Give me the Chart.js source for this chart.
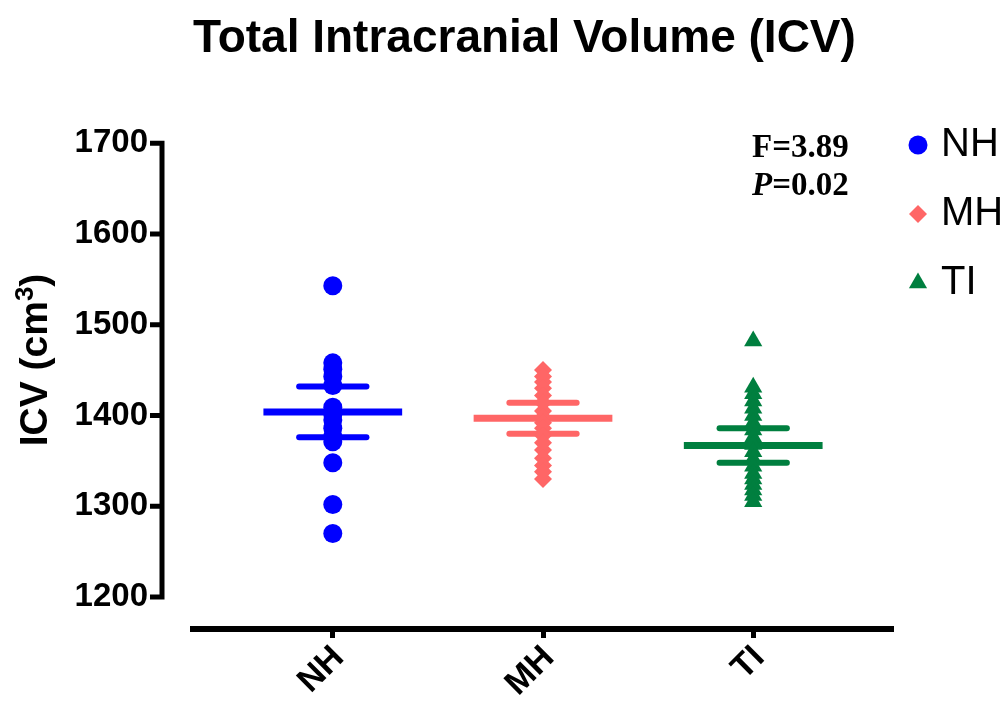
<!DOCTYPE html>
<html>
<head>
<meta charset="utf-8">
<title>Total Intracranial Volume (ICV)</title>
<script src="https://cdn.jsdelivr.net/npm/chart.js@4.4.0/dist/chart.umd.min.js"></script>
<style>
  html, body { margin: 0; padding: 0; background: #fff; }
  #wrap { width: 1006px; height: 704px; }
</style>
</head>
<body>
<div id="wrap"><canvas id="icvChart" width="1006" height="704"></canvas></div>
<script>
// groups along the x axis
const groups = ['NH', 'MH', 'TI'];
const groupColors = ['#0000ff', '#ff6666', '#007f3f'];
const groupShapes = ['circle', 'rectRot', 'triangle'];
const groupRadius = [9.5, 9, 10.5];

// ICV per subject (cm3)
const nhValues = [1543, 1458, 1451, 1443, 1433, 1409, 1401, 1395, 1386, 1377, 1371, 1348, 1302, 1270];
const mhValues = [1450, 1443, 1437, 1430, 1422, 1414, 1405, 1398, 1392, 1386, 1378, 1370, 1362, 1353, 1345, 1338, 1330];
const tiValues = [1482, 1431, 1424, 1416, 1408, 1400, 1392, 1384, 1376, 1368, 1360, 1352, 1344, 1336, 1330, 1324, 1318, 1312, 1305];

// mean line and error bar half-height per group
const groupMeans = [1404, 1397, 1367];
const groupErrors = [28, 17, 19];

const yTicks = [1200, 1300, 1400, 1500, 1600, 1700];
const fStat = '3.89';
const pValue = '0.02';

Chart.defaults.font.family = '"Liberation Sans", Arial, sans-serif';
Chart.defaults.color = '#000';

const meanHalf = 0.33;
const errHalf = 0.16;

const datasets = [];
[nhValues, mhValues, tiValues].forEach((vals, i) => {
    datasets.push({
        type: 'scatter',
        label: groups[i],
        data: vals.map(v => ({ x: i, y: v })),
        pointStyle: groupShapes[i],
        pointRadius: groupRadius[i],
        backgroundColor: groupColors[i],
        borderColor: groupColors[i],
        borderWidth: 0
    });
});
groups.forEach((g, i) => {
    const m = groupMeans[i];
    const e = groupErrors[i];
    // mean
    datasets.push({
        type: 'line', label: g + ' mean',
        data: [{ x: i - meanHalf, y: m }, { x: i + meanHalf, y: m }],
        borderColor: groupColors[i], borderWidth: 7, pointRadius: 0, borderCapStyle: 'butt'
    });
    // upper / lower error
    [m + e, m - e].forEach(v => {
        datasets.push({
            type: 'line', label: g + ' err',
            data: [{ x: i - errHalf, y: v }, { x: i + errHalf, y: v }],
            borderColor: groupColors[i], borderWidth: 6, pointRadius: 0, borderCapStyle: 'round'
        });
    });
});

// y axis line, y title, legend and stats text
const framePlugin = {
    id: 'frame',
    afterDraw(chart) {
        const { ctx, chartArea, scales: { y } } = chart;
        const axisX = chartArea.left - 31;
        ctx.save();
        ctx.strokeStyle = '#000';
        ctx.lineWidth = 5;
        ctx.beginPath();
        ctx.moveTo(axisX, y.getPixelForValue(yTicks[yTicks.length - 1]) - 2.5);
        ctx.lineTo(axisX, y.getPixelForValue(yTicks[0]) + 2.5);
        yTicks.forEach(v => {
            const py = y.getPixelForValue(v);
            ctx.moveTo(axisX - 12, py);
            ctx.lineTo(axisX, py);
        });
        ctx.stroke();

        // y title with superscript
        ctx.translate(33, 360);
        ctx.rotate(-Math.PI / 2);
        ctx.fillStyle = '#000';
        const big = 'bold 39px "Liberation Sans", Arial, sans-serif';
        const small = 'bold 26px "Liberation Sans", Arial, sans-serif';
        ctx.font = big;
        const w1 = ctx.measureText('ICV (cm').width;
        const w3 = ctx.measureText(')').width;
        ctx.font = small;
        const w2 = ctx.measureText('3').width;
        let tx = -(w1 + w2 + w3) / 2;
        ctx.textBaseline = 'alphabetic';
        ctx.font = big;
        ctx.fillText('ICV (cm', tx, 14);
        tx += w1;
        ctx.font = small;
        ctx.fillText('3', tx, 0);
        tx += w2;
        ctx.font = big;
        ctx.fillText(')', tx, 14);
        ctx.restore();

        // legend
        ctx.save();
        groups.forEach((g, i) => {
            const ds = chart.data.datasets[i];
            const cy = 144 + i * 69;
            ctx.fillStyle = ds.backgroundColor;
            ctx.strokeStyle = ds.borderColor;
            Chart.helpers.drawPoint(ctx, { pointStyle: ds.pointStyle, radius: ds.pointRadius, rotation: 0, borderWidth: 0 }, 918, cy + 1);
            ctx.fillStyle = '#000';
            ctx.font = '40px "Liberation Sans", Arial, sans-serif';
            ctx.textBaseline = 'middle';
            ctx.fillText(g, 941, cy + 1);
        });

        // F / P stats
        ctx.textBaseline = 'alphabetic';
        ctx.font = 'bold 33px "Liberation Serif", serif';
        ctx.fillText('F=' + fStat, 752, 157);
        ctx.font = 'italic bold 33px "Liberation Serif", serif';
        ctx.fillText('P', 752, 195);
        const pw = ctx.measureText('P').width;
        ctx.font = 'bold 33px "Liberation Serif", serif';
        ctx.fillText('=' + pValue, 752 + pw, 195);
        ctx.restore();
    }
};

new Chart(document.getElementById('icvChart'), {
    type: 'scatter',
    data: { datasets },
    options: {
        responsive: false,
        devicePixelRatio: 1,
        animation: false,
        layout: { padding: { left: 0, right: 113, top: 0, bottom: 0 } },
        plugins: {
            legend: { display: false },
            tooltip: { enabled: false },
            title: {
                display: true,
                text: 'Total Intracranial Volume (ICV)',
                align: 'start',
                fullSize: false,
                color: '#000',
                font: { size: 46, weight: 'bold' },
                padding: { top: 12, bottom: 76 }
            }
        },
        scales: {
            x: {
                type: 'linear',
                min: -0.665,
                max: 2.665,
                afterBuildTicks: (scale) => { scale.ticks = groups.map((g, i) => ({ value: i })); },
                afterFit: (scale) => { scale.height = 75; },
                ticks: {
                    autoSkip: false,
                    minRotation: 45,
                    maxRotation: 45,
                    padding: 0,
                    labelOffset: 6,
                    font: { size: 34, weight: 'bold' },
                    callback: (v) => groups[v]
                },
                grid: {
                    display: true,
                    drawOnChartArea: false,
                    drawTicks: true,
                    tickLength: 9,
                    tickWidth: 5,
                    tickColor: '#000'
                },
                border: { display: true, width: 6, color: '#000' }
            },
            y: {
                min: 1164.8,
                max: 1700,
                afterBuildTicks: (scale) => { scale.ticks = yTicks.map(v => ({ value: v })); },
                afterFit: (scale) => { scale.width = 193; },
                ticks: {
                    padding: 45,
                    font: { size: 33, weight: 'bold' },
                    callback: (v) => String(v)
                },
                grid: { display: false, drawTicks: false },
                border: { display: false }
            }
        }
    },
    plugins: [framePlugin]
});
</script>
</body>
</html>
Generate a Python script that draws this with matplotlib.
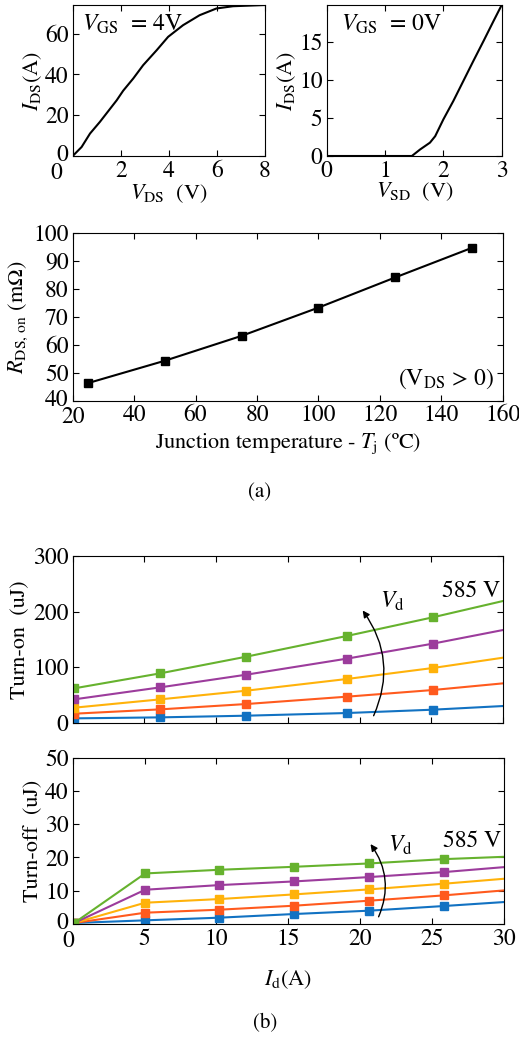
import matplotlib
matplotlib.use("Agg")
import matplotlib.pyplot as plt
from matplotlib.transforms import ScaledTranslation

plt.rcParams["font.family"] = ["STIXGeneral", "Liberation Serif", "DejaVu Serif"]
plt.rcParams["mathtext.fontset"] = "stix"
plt.rcParams["font.size"] = 16

# (a) output characteristic, V_GS = 4 V
vds = [0.0, 0.37, 0.72, 1.13, 1.83, 2.1, 2.52, 2.93, 3.49, 3.97, 4.59, 5.28, 5.98, 6.67, 8.0]
ids_fwd = [0.0, 4.4, 11.0, 16.7, 27.3, 32.0, 38.0, 44.5, 51.8, 58.4, 64.1, 69.0, 72.3, 73.4, 74.0]

# (a) third quadrant, V_GS = 0 V
vsd = [0.0, 1.46, 1.6, 1.77, 1.86, 2.0, 2.17, 2.34, 2.51, 2.69, 2.86, 3.0]
ids_rev = [0.0, 0.0, 0.85, 1.75, 2.6, 4.8, 7.2, 9.8, 12.4, 15.1, 17.7, 19.8]

# (a) on-resistance vs junction temperature
tj = [25, 50, 75, 100, 125, 150]
rds_on = [46.3, 54.3, 63.2, 73.3, 84.1, 94.7]

# (b) switching energies; last point of each line is the fit end at 30 A
id_on = [0.1, 6.1, 12.1, 19.1, 25.1, 30.0]
eon = {
    "blue":   [7.8, 9.6, 12.6, 17.4, 23.4, 30.0],
    "red":    [16.2, 24.0, 33.6, 46.8, 58.8, 70.8],
    "yellow": [27.0, 42.0, 57.6, 78.6, 98.4, 117.0],
    "purple": [42.0, 63.6, 86.4, 115.2, 142.2, 166.8],
    "green":  [61.8, 88.8, 118.8, 156.0, 189.6, 219.0],
}
id_off = [0.1, 5.04, 10.2, 15.4, 20.6, 25.8, 30.0]
eoff = {
    "blue":   [0.3, 1.1, 1.9, 3.0, 4.0, 5.4, 6.6],
    "red":    [0.3, 3.4, 4.3, 5.5, 7.0, 8.6, 10.1],
    "yellow": [0.3, 6.4, 7.5, 8.9, 10.4, 12.1, 13.6],
    "purple": [0.3, 10.3, 11.7, 12.8, 14.1, 15.6, 17.1],
    "green":  [0.3, 15.2, 16.3, 17.2, 18.2, 19.5, 20.2],
}
colors = {
    "blue": "#1272C2",
    "red": "#FF5A1E",
    "yellow": "#FFB20A",
    "purple": "#9C3C9C",
    "green": "#66B22E",
}

W, H = 519, 1040
fig = plt.figure(figsize=(W / 100, H / 100), dpi=100)


def box(l, r, t, b):
    return [l / W, 1 - b / H, (r - l) / W, (b - t) / H]


def style(ax):
    ax.tick_params(direction="in", top=True, right=True, length=4, width=0.8,
                   labelsize=17, pad=3)
    for s in ax.spines.values():
        s.set_linewidth(0.8)


def nudge(label, dx_px, dy_px):
    label.set_transform(label.get_transform()
                        + ScaledTranslation(dx_px / 100, dy_px / 100, fig.dpi_scale_trans))


ax1 = fig.add_axes(box(72.7, 265, 5, 156))
ax1.plot(vds, ids_fwd, color="black", lw=1.5)
ax1.set_xlim(0, 8)
ax1.set_ylim(0, 74)
ax1.set_xticks([0, 2, 4, 6, 8])
ax1.set_yticks([0, 20, 40, 60])
ax1.set_xlabel(r"$V_{\rm DS}$  (V)", labelpad=-1)
ax1.set_ylabel(r"$I_{\rm DS}$(A)", labelpad=1)
ax1.text(0.05, 0.95, r"$V_{\rm GS}$  = 4V", transform=ax1.transAxes, va="top", fontsize=17)
style(ax1)
nudge(ax1.get_xticklabels()[0], -16, -2)
nudge(ax1.get_yticklabels()[0], 0, 3)

ax2 = fig.add_axes(box(326.7, 501.7, 5, 156))
ax2.plot(vsd, ids_rev, color="black", lw=1.5)
ax2.set_xlim(0, 3)
ax2.set_ylim(0, 19.8)
ax2.set_xticks([0, 1, 2, 3])
ax2.set_yticks([0, 5, 10, 15])
ax2.set_xlabel(r"$V_{\rm SD}$  (V)", labelpad=-1)
ax2.set_ylabel(r"$I_{\rm DS}$(A)", labelpad=1)
ax2.text(0.08, 0.95, r"$V_{\rm GS}$  = 0V", transform=ax2.transAxes, va="top", fontsize=17)
style(ax2)

ax3 = fig.add_axes(box(72.7, 502.7, 233, 400.7))
ax3.plot(tj, rds_on, color="black", lw=1.5, marker="s", markersize=6)
ax3.set_xlim(20, 160)
ax3.set_ylim(40, 100)
ax3.set_xticks(range(20, 161, 20))
ax3.set_yticks(range(40, 101, 10))
ax3.set_xlabel(r"Junction temperature - $T_{\rm j}$ (ºC)", labelpad=2)
ax3.set_ylabel(r"$R_{\rm DS,\,on}$ (m$\Omega$)", labelpad=2)
ax3.text(0.98, 0.06, r"(V$_{\rm DS}$ > 0)", transform=ax3.transAxes, ha="right",
         va="bottom", fontsize=17)
style(ax3)
nudge(ax3.get_yticklabels()[0], 0, 3)
nudge(ax3.get_xticklabels()[0], 0, -2)

fig.text(260 / W, 1 - 492 / H, "(a)", ha="center", va="center", fontsize=15)

ax4 = fig.add_axes(box(72.7, 503, 556, 722.7))
for name, vals in eon.items():
    ax4.plot(id_on, vals, color=colors[name], lw=1.5, marker="s", markersize=5.5,
             markevery=list(range(len(vals) - 1)))
ax4.set_xlim(0, 30)
ax4.set_ylim(0, 300)
ax4.set_xticks(range(0, 31, 5))
ax4.set_xticklabels([])
ax4.set_yticks([0, 100, 200, 300])
ax4.set_ylabel("Turn-on  (uJ)", labelpad=2)
ax4.annotate("", xy=(20.1, 206), xytext=(20.9, 8),
             arrowprops=dict(arrowstyle="-|>", color="black", lw=1,
                             connectionstyle="arc3,rad=0.3", mutation_scale=10))
ax4.text(21.4, 218, r"$V_{\rm d}$", fontsize=17, va="center")
ax4.text(27.8, 236, "585 V", fontsize=17, ha="center", va="center")
style(ax4)

ax5 = fig.add_axes(box(72.7, 504, 757.7, 924))
for name, vals in eoff.items():
    ax5.plot(id_off, vals, color=colors[name], lw=1.5, marker="s", markersize=5.5,
             markevery=list(range(len(vals) - 1)))
ax5.set_xlim(0, 30)
ax5.set_ylim(0, 50)
ax5.set_xticks(range(0, 31, 5))
ax5.set_yticks(range(0, 51, 10))
ax5.set_xlabel(r"$I_{\rm d}$(A)", labelpad=12)
ax5.set_ylabel("Turn-off  (uJ)", labelpad=2)
ax5.annotate("", xy=(20.6, 24.7), xytext=(21.2, 1.4),
             arrowprops=dict(arrowstyle="-|>", color="black", lw=1,
                             connectionstyle="arc3,rad=0.3", mutation_scale=10))
ax5.text(21.9, 23.7, r"$V_{\rm d}$", fontsize=17, va="center")
ax5.text(27.8, 25, "585 V", fontsize=17, ha="center", va="center")
style(ax5)
nudge(ax5.get_xticklabels()[0], -4, -2)
nudge(ax5.get_yticklabels()[0], 0, 3)

fig.text(265 / W, 1 - 1023 / H, "(b)", ha="center", va="center", fontsize=15)

fig.savefig("out.png", dpi=100)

□ □ □ □ □ □ □

BRIEF:
The first line to give again is the one with "Generate a Python", and the last is the one with "72.3, 73.4, 74.0]". Repeat them and everything between exactly, minus the pictures.

SOLUTION TO THE EXERCISE:
Generate a Python script that draws this with matplotlib.
import matplotlib
matplotlib.use("Agg")
import matplotlib.pyplot as plt
from matplotlib.transforms import ScaledTranslation

plt.rcParams["font.family"] = ["STIXGeneral", "Liberation Serif", "DejaVu Serif"]
plt.rcParams["mathtext.fontset"] = "stix"
plt.rcParams["font.size"] = 16

# (a) output characteristic, V_GS = 4 V
vds = [0.0, 0.37, 0.72, 1.13, 1.83, 2.1, 2.52, 2.93, 3.49, 3.97, 4.59, 5.28, 5.98, 6.67, 8.0]
ids_fwd = [0.0, 4.4, 11.0, 16.7, 27.3, 32.0, 38.0, 44.5, 51.8, 58.4, 64.1, 69.0, 72.3, 73.4, 74.0]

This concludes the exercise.